College football’s Bowl Championship Series for years was known by its acronym “BCS” and often was referred crudely by only two of those letters. Now, the same number of letters remain, only they’re different — B.C.
The BCS Presidential Oversight Committee approved a four-team postseason Tuesday equipped with seeded semifinals within the existing bowl structure and a championship game outside of it beginning with the 2014 season. A selection committee will rank the four teams using criteria such as win-loss record, strength of schedule and conference championship status.
“We believe this new format will be good for student-athletes, alumni and for our institutions,” Virginia Tech President Charles W. Steger said in a televised news conference. “It’s a best-of-both-worlds result. It captures the excitement of a playoff while protecting the best regular seasons in sports and also the tradition of the bowls. A four-team playoff doesn’t go too far; it goes just the right amount.”
The semifinal games will rotate among six bowl sites with the inaugural staged either Dec. 31, 2014 or Jan. 1, 2015. The first championship game, which has no bowl relationship, will be staged at a neutral site on Jan. 12, 2015. The college conferences will manage the title game.
The new system, which is scheduled for 12 years, will replace the current BCS structure, in which teams are ranked according to polls and computer formulas. But controversy is likely to follow despite the shelved BCS moniker. Even a selection committee with transparency as a key tenet will have members with natural bias.
“I can assure that there’s going to be as much controversy as there has been in the past,” Nebraska Athletics Director Tom Osborne told The Gazette last month. “The fifth-place team is not going to be happy. Maybe even the sixth or the seventh. And there will be going to be all kinds of arguments and justification as to why they should be in the top four.”

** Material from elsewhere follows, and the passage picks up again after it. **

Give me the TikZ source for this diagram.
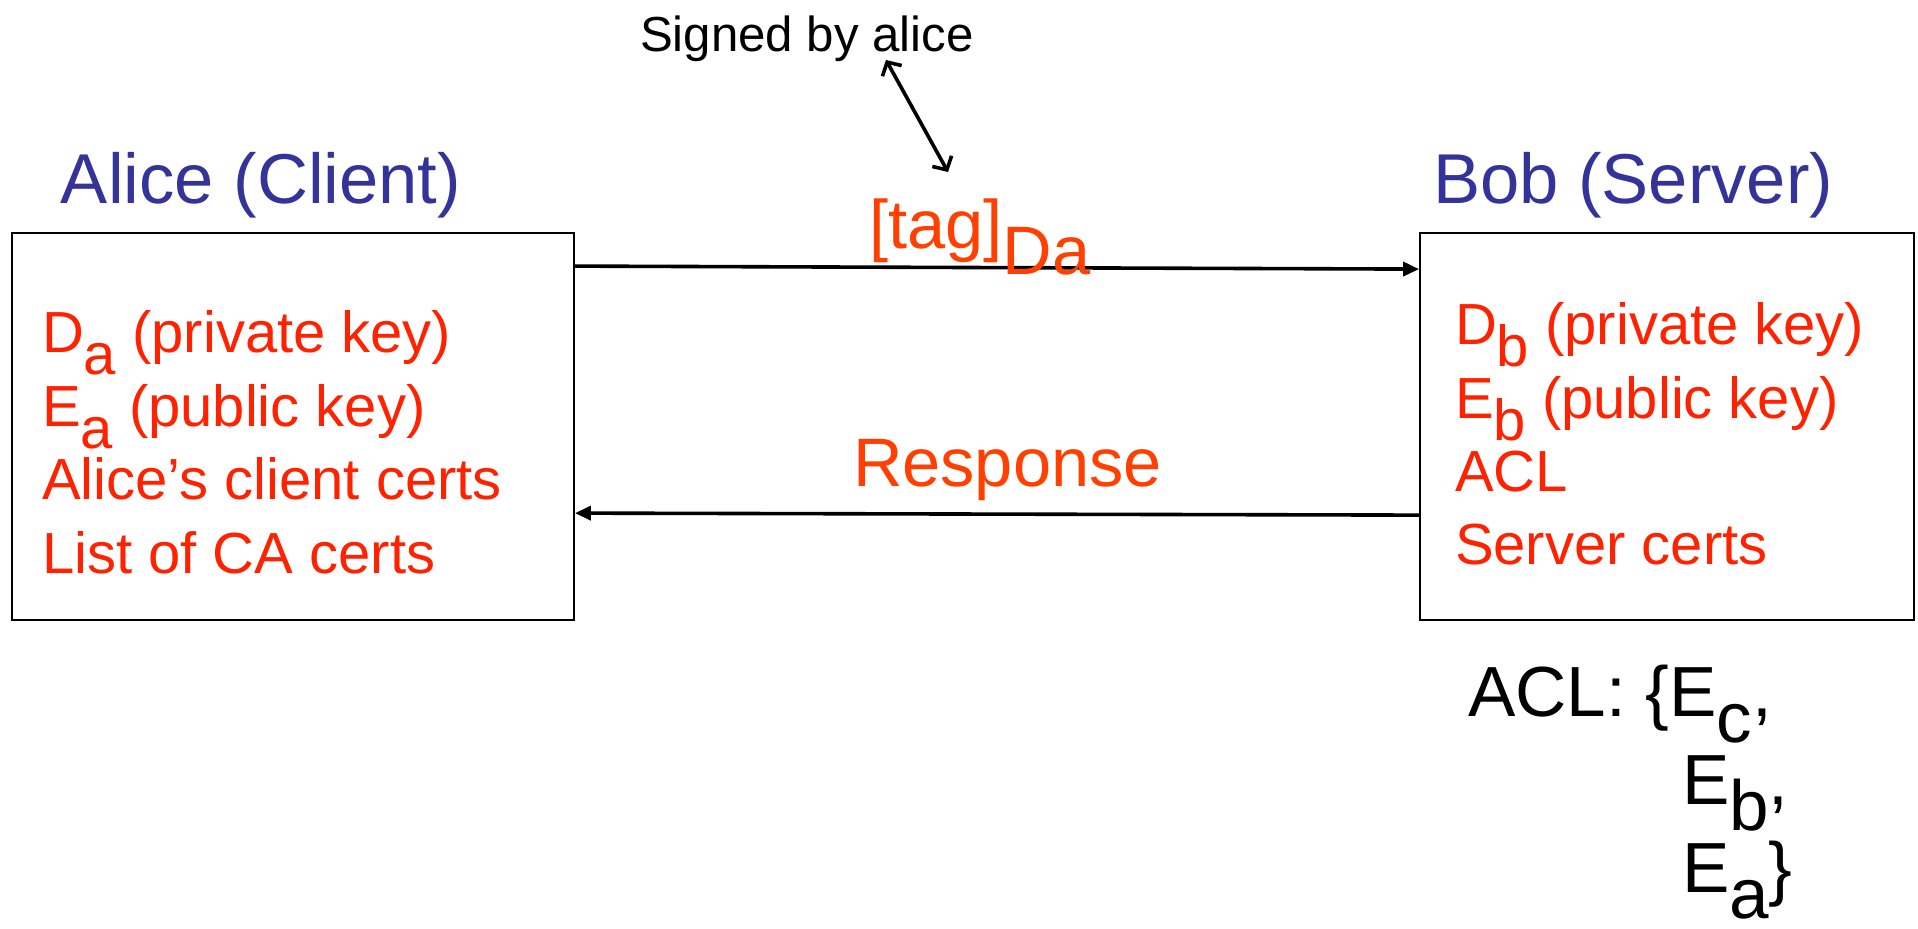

The subject has received heavy banter and speculation this offseason with several models discussed openly and behind closed doors.While the Southeastern Conference advocated heavily for a four-team format, Big Ten officials preferred either the status quo or a plus-one system that selected the best two teams after bowl games. But the league will support the four-team playoff, Nebraska Chancellor Harvey Perlman said Tuesday.
“I’m proof that we had a good conversation in the room,” Perlman said. “We’ve got our third priority. But there are a lot of smart people in the room and this is a package that’s put together and we will strongly support it.”

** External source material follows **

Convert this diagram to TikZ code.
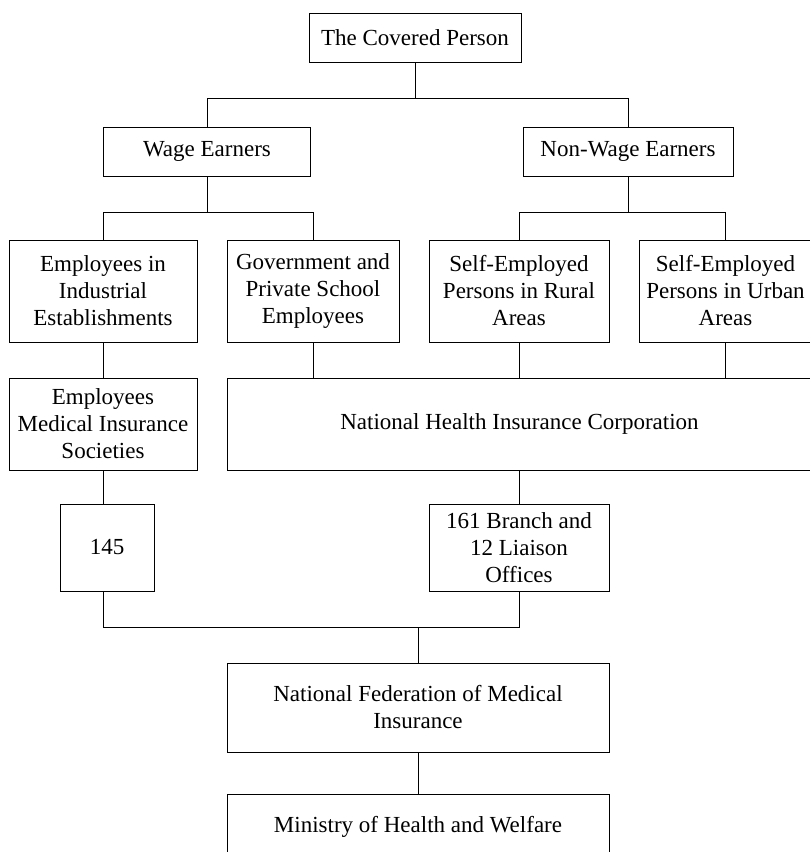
\documentclass[tikz,border=0pt]{standalone}
\usepackage{fontspec}
\setmainfont{Liberation Serif}
\begin{document}
\begin{tikzpicture}[x=1pt,y=-1pt,
  box/.style={draw, line width=0.8pt, rectangle, inner sep=0pt, align=center,
    font=\fontsize{23}{27}\selectfont},
  link/.style={line width=0.8pt}]
\useasboundingbox (0,0) rectangle (810,852);
\clip (0,0) rectangle (810,852);
% nodes
\node[box, minimum width=212, minimum height=49] (top) at (415,37.5) {The Covered Person};
\node[box, minimum width=207, minimum height=49] (wage) at (207,151.5) {Wage Earners};
\node[box, minimum width=210, minimum height=49] (nonwage) at (628,151.5) {Non-Wage Earners};
\node[box, minimum width=188, minimum height=102] (ind) at (103,291) {Employees in\\Industrial\\Establishments};
\node[box, minimum width=172, minimum height=102] (gov) at (313,291) {Government and\\Private School\\Employees};
\node[box, minimum width=180, minimum height=102] (rural) at (519,291) {Self-Employed\\Persons in Rural\\Areas};
\node[box, minimum width=173, minimum height=102] (urban) at (725.5,291) {Self-Employed\\Persons in Urban\\Areas};
\node[box, minimum width=188, minimum height=92] (emis) at (103,424) {Employees\\Medical Insurance\\Societies};
\node[box, minimum width=585, minimum height=92] (nhic) at (519.5,424) {National Health Insurance Corporation};
\node[box, minimum width=94, minimum height=87] (n145) at (107,547.5) {145};
\node[box, minimum width=180, minimum height=87] (branch) at (519,547.5) {161 Branch and\\12 Liaison\\Offices};
\node[box, minimum width=382, minimum height=89] (nfmi) at (418,707.5) {National Federation of Medical\\Insurance};
\node[box, minimum width=382, minimum height=66] (mhw) at (418,827) {Ministry of Health and Welfare};
% junction levels
\coordinate (l1) at (0,98);
\coordinate (l2) at (0,212);
\coordinate (l3) at (0,627);
% connectors
\draw[link] (top.south) -- (top.south |- l1);
\draw[link] (wage.north) -- (wage.north |- l1) -- (nonwage.north |- l1) -- (nonwage.north);
\draw[link] (wage.south) -- (wage.south |- l2);
\draw[link] (ind.north) -- (ind.north |- l2) -- (gov.north |- l2) -- (gov.north);
\draw[link] (nonwage.south) -- (nonwage.south |- l2);
\draw[link] (rural.north) -- (rural.north |- l2) -- (urban.north |- l2) -- (urban.north);
\draw[link] (ind.south) -- (emis.north);
\draw[link] (gov.south) -- (gov.south |- nhic.north);
\draw[link] (rural.south) -- (rural.south |- nhic.north);
\draw[link] (urban.south) -- (urban.south |- nhic.north);
\draw[link] (emis.south) -- (emis.south |- n145.north);
\draw[link] (nhic.south -| branch.north) -- (branch.north);
\draw[link] (emis.south |- n145.south) -- (emis.south |- l3) -- (branch.south |- l3) -- (branch.south);
\draw[link] (nfmi.north |- l3) -- (nfmi.north);
\draw[link] (nfmi.south) -- (mhw.north);
\end{tikzpicture}
\end{document}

While their was interest and discussion for a playoff field consisting of eight or 16 teams, Big Ten Commissioner Jim Delany said maintaining the regular season’s popularity along with player safety makes a four-team event more practical.

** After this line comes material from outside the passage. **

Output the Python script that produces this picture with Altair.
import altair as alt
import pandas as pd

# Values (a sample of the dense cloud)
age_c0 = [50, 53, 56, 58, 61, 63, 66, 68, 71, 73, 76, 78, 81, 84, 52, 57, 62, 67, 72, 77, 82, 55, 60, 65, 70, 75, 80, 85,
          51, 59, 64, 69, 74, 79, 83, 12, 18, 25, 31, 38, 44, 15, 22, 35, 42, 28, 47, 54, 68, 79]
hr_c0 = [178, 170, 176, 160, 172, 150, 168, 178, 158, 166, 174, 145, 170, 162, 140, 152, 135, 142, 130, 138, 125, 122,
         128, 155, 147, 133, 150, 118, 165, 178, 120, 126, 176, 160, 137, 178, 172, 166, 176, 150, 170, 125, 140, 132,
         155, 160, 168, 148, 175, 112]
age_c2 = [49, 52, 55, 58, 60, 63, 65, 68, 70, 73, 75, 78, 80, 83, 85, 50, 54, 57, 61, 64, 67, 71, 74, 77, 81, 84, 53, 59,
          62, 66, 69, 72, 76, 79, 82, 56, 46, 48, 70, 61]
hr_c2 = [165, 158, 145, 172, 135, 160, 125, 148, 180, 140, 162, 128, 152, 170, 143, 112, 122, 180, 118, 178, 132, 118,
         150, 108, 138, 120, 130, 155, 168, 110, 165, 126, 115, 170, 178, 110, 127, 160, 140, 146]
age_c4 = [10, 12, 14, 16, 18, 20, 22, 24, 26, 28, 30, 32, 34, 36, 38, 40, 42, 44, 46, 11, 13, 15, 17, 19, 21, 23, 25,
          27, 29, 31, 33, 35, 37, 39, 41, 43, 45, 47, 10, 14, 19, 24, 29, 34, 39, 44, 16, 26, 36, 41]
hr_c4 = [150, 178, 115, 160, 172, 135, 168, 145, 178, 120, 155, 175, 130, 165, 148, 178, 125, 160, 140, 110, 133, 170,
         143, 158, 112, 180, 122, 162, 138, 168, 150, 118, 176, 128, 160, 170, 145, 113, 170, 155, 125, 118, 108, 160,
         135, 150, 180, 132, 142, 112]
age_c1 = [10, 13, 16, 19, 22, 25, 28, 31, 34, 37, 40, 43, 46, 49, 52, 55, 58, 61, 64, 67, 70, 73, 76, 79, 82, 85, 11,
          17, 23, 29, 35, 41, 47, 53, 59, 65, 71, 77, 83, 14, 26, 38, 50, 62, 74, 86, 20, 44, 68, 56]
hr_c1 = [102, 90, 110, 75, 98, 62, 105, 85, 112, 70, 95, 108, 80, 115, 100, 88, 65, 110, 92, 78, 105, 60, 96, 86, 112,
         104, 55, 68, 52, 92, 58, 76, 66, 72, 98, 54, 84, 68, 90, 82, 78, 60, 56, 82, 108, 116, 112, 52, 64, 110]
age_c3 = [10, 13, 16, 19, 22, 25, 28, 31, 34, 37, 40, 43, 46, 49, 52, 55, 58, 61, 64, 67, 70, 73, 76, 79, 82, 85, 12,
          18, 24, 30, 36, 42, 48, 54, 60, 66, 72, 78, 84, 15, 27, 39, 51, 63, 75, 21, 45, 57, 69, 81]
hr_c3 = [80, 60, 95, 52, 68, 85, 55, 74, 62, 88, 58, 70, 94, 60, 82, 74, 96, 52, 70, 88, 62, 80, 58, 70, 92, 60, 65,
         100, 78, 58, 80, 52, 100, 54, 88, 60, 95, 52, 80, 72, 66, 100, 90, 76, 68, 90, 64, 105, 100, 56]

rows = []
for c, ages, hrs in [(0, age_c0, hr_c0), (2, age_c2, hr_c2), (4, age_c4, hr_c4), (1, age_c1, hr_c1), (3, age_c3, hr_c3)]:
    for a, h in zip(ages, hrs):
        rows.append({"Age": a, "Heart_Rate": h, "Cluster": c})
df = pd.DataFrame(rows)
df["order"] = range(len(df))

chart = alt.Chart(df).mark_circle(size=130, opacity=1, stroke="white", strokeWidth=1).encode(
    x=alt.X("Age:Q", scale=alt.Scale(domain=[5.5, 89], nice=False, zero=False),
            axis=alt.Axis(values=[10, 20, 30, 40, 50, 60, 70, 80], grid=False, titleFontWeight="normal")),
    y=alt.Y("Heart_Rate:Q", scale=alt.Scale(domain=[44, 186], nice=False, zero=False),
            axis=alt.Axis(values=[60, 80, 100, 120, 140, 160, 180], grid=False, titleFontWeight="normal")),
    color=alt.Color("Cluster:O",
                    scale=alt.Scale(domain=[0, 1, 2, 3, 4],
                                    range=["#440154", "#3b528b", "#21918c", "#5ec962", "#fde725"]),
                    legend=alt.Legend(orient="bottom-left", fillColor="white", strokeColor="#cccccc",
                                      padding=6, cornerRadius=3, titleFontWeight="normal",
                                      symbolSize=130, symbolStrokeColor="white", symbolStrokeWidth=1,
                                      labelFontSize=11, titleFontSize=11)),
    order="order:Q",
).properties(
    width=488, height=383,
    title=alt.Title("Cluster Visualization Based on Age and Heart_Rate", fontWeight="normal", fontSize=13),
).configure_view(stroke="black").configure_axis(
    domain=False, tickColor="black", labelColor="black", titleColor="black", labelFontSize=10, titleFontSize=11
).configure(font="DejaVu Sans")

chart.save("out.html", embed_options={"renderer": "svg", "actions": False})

“We think the more robust the postseason is, the more negative effects that it has on the regular season,” Delany said. “Right now the regular season is the best in sports and we intend to keep it that way.”
Revenue distribution and a funding formula remain open for discussion, as do the selection committee’s procedures and composition. Among the six bowl sites, it’s likely the Rose, Orange and Sugar plus the Cotton and Fiesta have solid chances for making the rotation.